#### EXERCISE AIM:
Wherever a line holds the word "this", copy that line out.

#### SUPPLIED INFORMATION:
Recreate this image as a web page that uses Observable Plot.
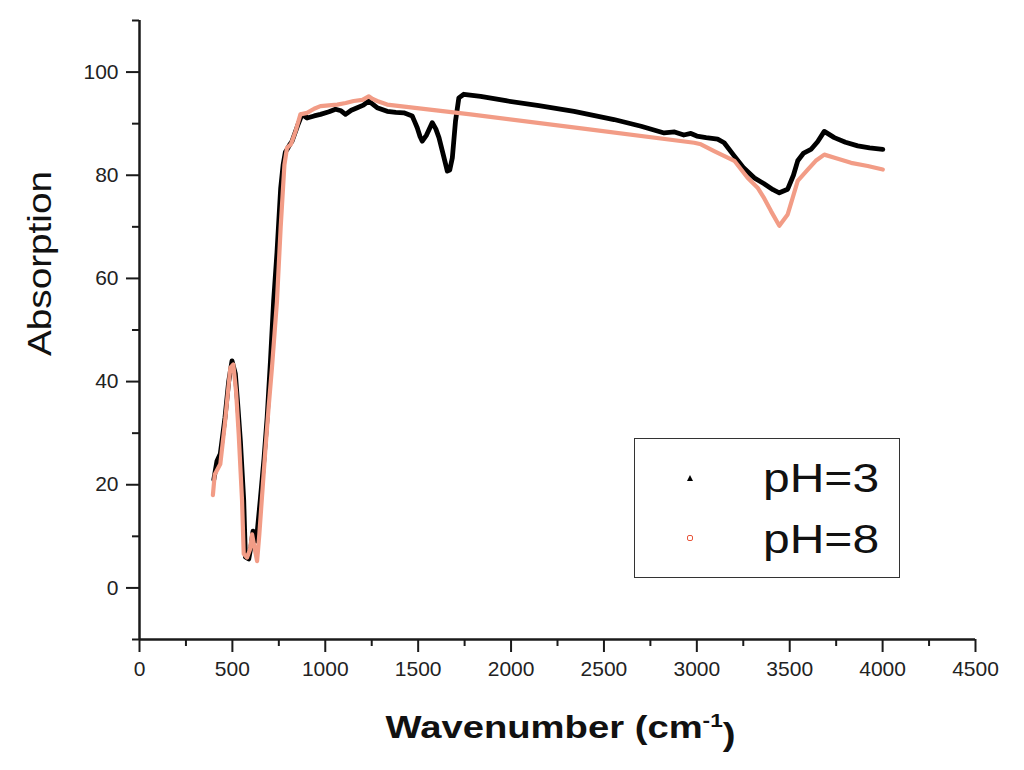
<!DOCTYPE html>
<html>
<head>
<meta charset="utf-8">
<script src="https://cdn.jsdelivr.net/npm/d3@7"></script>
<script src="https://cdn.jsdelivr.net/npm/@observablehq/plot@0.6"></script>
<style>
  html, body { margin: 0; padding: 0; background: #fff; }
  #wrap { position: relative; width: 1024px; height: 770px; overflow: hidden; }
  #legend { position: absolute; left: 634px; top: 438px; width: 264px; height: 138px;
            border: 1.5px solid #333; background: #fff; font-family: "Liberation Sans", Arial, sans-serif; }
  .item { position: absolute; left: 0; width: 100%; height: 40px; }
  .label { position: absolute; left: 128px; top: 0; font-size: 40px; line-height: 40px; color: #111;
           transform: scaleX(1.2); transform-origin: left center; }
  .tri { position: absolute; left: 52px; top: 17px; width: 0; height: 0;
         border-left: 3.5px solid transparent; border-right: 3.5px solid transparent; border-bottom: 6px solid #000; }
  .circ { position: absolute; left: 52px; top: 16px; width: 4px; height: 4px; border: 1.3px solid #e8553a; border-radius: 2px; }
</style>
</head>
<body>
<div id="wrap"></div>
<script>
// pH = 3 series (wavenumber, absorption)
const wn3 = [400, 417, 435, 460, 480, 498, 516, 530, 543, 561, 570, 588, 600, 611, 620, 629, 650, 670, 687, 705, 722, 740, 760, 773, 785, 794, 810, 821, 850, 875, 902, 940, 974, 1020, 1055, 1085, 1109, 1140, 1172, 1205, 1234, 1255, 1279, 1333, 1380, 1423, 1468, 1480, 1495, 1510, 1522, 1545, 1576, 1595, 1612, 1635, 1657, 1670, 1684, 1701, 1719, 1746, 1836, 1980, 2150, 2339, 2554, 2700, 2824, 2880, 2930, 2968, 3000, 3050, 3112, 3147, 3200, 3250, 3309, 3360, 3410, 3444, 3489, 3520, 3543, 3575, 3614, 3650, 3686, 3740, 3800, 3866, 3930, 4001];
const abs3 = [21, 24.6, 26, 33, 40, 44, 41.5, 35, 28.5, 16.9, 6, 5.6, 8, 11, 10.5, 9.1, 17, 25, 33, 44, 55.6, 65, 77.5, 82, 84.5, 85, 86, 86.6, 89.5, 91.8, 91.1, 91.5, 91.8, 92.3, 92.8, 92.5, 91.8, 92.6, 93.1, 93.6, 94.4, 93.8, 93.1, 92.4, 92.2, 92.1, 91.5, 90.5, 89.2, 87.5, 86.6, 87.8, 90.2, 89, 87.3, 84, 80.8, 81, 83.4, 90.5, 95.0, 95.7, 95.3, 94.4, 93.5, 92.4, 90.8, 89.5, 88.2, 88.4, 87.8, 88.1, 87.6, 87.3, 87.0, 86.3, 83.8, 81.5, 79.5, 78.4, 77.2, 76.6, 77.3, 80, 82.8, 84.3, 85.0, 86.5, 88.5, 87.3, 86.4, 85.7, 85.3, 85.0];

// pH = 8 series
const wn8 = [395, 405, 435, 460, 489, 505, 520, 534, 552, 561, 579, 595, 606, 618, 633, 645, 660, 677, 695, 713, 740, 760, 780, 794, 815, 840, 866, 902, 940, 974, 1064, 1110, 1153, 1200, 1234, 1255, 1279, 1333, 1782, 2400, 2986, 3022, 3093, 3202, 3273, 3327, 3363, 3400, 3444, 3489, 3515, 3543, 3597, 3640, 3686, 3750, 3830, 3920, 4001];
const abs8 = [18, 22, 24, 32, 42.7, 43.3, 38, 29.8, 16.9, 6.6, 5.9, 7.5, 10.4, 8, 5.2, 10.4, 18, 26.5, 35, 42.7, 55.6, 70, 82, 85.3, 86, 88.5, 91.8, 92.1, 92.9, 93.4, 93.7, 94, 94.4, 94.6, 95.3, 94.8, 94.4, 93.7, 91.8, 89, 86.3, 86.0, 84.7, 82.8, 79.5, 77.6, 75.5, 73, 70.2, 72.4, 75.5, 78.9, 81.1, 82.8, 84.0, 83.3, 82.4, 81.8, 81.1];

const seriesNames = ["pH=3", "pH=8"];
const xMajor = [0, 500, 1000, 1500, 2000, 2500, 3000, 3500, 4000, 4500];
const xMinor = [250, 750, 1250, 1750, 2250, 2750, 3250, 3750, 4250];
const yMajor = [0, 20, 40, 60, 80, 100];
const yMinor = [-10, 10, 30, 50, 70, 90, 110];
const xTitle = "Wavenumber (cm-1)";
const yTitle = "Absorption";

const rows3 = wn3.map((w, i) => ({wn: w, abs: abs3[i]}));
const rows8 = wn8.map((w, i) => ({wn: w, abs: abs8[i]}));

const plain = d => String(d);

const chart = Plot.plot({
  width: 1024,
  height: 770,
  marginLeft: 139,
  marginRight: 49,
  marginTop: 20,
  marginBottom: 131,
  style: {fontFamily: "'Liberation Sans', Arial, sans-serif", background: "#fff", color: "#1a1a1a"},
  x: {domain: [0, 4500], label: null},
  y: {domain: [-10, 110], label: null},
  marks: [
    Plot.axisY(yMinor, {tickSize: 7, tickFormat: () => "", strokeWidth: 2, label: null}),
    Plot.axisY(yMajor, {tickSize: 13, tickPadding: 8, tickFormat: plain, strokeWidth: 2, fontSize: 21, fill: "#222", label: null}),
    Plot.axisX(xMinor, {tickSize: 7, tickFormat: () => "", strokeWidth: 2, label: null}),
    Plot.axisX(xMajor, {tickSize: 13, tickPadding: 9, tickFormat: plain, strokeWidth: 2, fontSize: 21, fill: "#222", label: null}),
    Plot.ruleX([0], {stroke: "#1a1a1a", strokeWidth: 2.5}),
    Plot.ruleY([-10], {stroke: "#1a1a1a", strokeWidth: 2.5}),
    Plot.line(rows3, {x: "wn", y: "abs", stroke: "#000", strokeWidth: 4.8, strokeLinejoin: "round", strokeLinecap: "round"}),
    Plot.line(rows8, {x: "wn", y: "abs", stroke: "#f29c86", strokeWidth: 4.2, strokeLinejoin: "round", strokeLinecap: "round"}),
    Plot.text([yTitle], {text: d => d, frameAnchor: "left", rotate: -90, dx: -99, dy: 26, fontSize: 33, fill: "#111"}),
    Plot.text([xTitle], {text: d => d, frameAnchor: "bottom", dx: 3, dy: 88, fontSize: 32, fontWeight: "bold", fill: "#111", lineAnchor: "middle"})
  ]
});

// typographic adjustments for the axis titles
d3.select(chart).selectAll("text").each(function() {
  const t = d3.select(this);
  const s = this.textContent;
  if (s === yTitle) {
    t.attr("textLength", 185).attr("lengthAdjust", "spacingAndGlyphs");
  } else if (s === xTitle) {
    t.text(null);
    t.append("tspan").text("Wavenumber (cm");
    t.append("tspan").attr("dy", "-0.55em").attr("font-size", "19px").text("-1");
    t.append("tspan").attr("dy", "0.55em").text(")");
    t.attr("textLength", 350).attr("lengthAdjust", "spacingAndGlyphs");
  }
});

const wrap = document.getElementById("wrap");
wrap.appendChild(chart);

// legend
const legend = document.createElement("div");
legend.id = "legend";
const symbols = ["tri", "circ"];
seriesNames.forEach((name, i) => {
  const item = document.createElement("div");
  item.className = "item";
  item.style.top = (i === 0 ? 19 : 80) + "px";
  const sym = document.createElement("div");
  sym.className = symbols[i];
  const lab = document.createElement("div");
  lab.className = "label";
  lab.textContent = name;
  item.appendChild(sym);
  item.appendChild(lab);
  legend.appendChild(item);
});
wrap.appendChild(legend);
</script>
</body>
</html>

#### TASK RESPONSE:
Recreate this image as a web page that uses Observable Plot.
  const t = d3.select(this);
  const s = this.textContent;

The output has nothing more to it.